Offered From The Terence E. Adderley Collection
| Monterey, California
- Part of the Adderley collection for over 40 years
- One of five examples originally finished in Rame Metallizzato
- Equipped with numbers-matching engine and gearbox
- US-delivery model with air conditioning and power windows
Ferrari’s 365 GTB/4 acquired its unofficial “Daytona” moniker after Maranello swept the top three places in the 1967 endurance race of the same name. Enzo Ferrari was reportedly quite annoyed when the Daytona nomenclature subsequently leaked to the press during testing, and it was never officially applied to the model.
While much of the Daytona’s sleek, dart-shaped Scaglietti bodywork was steel, its low weight was typically maintained by the use of aluminum for the doors, hood, and trunk lid. Under the hood was a four-cam, 4.4-liter “Colombo” V-12, developing an impressive and unprecedented 352 horsepower. With a top speed of 174 mph, the 365 GTB/4 Daytona was Ferrari’s fastest road-going automobile to date, and it was one of the fastest automobiles in the world during the early 1970s. Le Mans-winning Ferrari driver and well-known automotive journalist Paul Frère claimed to hit 176 mph in autostrada traffic in 1969. “It’s the engine that makes the music,” he noted, “the finest music of all to the ears of the enthusiast, and the music he can enjoy in a well-sprung car, fitted with such amenities as electric window lifters, air conditioning . . . and a really capacious luggage locker—a Grand Touring car par excellence.”
Chassis number 14161, offered here, was completed by the factory on 5 March 1971, as a US-specification left-hand-drive model with instruments in miles, power windows, and factory air conditioning. Interestingly, this was one of only five 365 GTB/4s originally delivered in the striking shade of, Rame Metallizzato, a sparkling deep burnt orange-copper hue, best-remembered for its use on Bill Harrah’s infamous “Harrah Hot Rod” Daytona. In this car it was originally paired with an interior in Beige VM 3218 Connolly leather.

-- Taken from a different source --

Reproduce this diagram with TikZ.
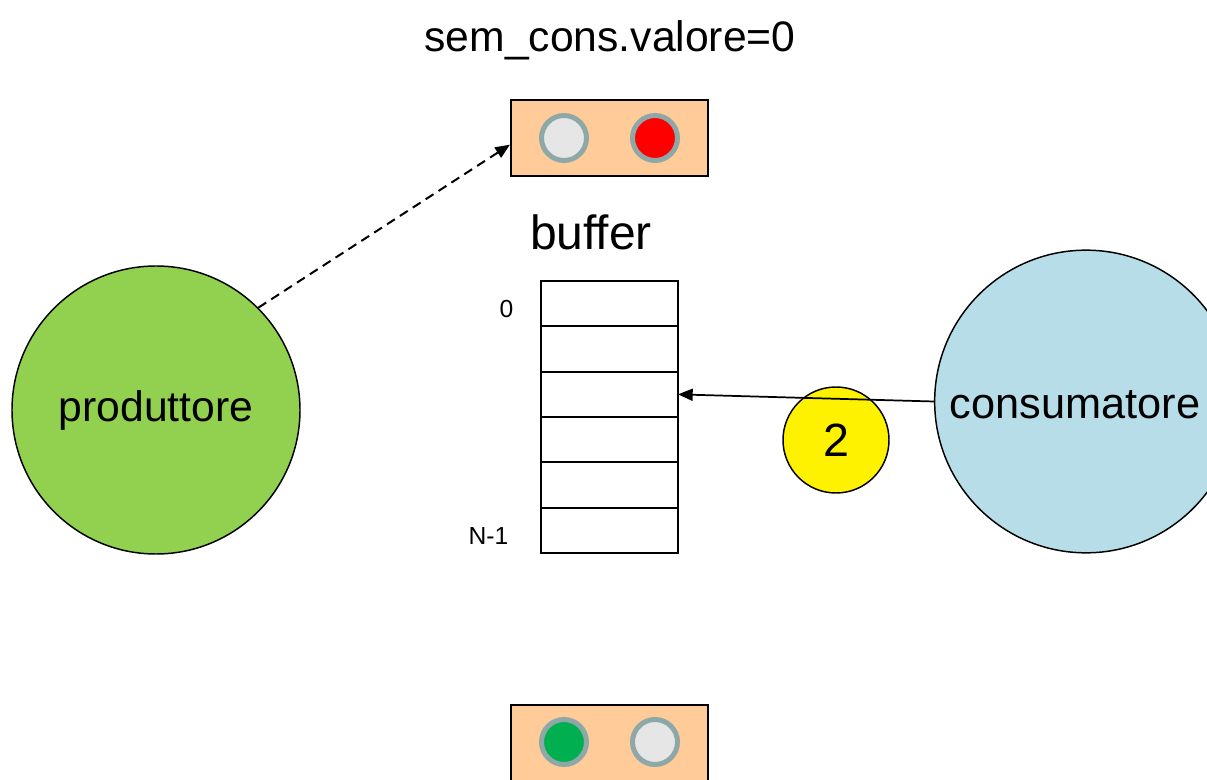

The car was sold in 1971 by Luigi Chinetti Motors of Greenwich to an American noted only as Mr. Walker, and likely came new to Michigan, as it is still fitted with 1971 Michigan plates bearing 1972 registration stickers. By 1975 it was in Bloomfield Hills, in the ownership of Bart J. McMullen, who subsequently refinished it in dark red and fitted a new interior with black seat “bars.” Mr. McMullen is believed to have sold the Ferrari to fellow Bloomfield Hills resident Terence E. Adderley later in the decade. Typical of his collecting, Mr. Adderley would go on to buy several further Ferraris, both new and vintage, but never sold this one; it has been in the collection now for over 40 years, likely one of the longest-term present ownerships of any 365 GTB/4.
The Daytona is largely as Mr. Adderley acquired it, and presents accordingly as a gently used, cosmetically refinished, and well-preserved 1970s sports car, with charming touches such as the steering wheel worn by fifty years of handling. Both the engine compartment and interior are clean, tidy, and in good order.
Offered with a tool roll, this is an especially appealing example of its type, benefitting from long-term care in one of the great American collections.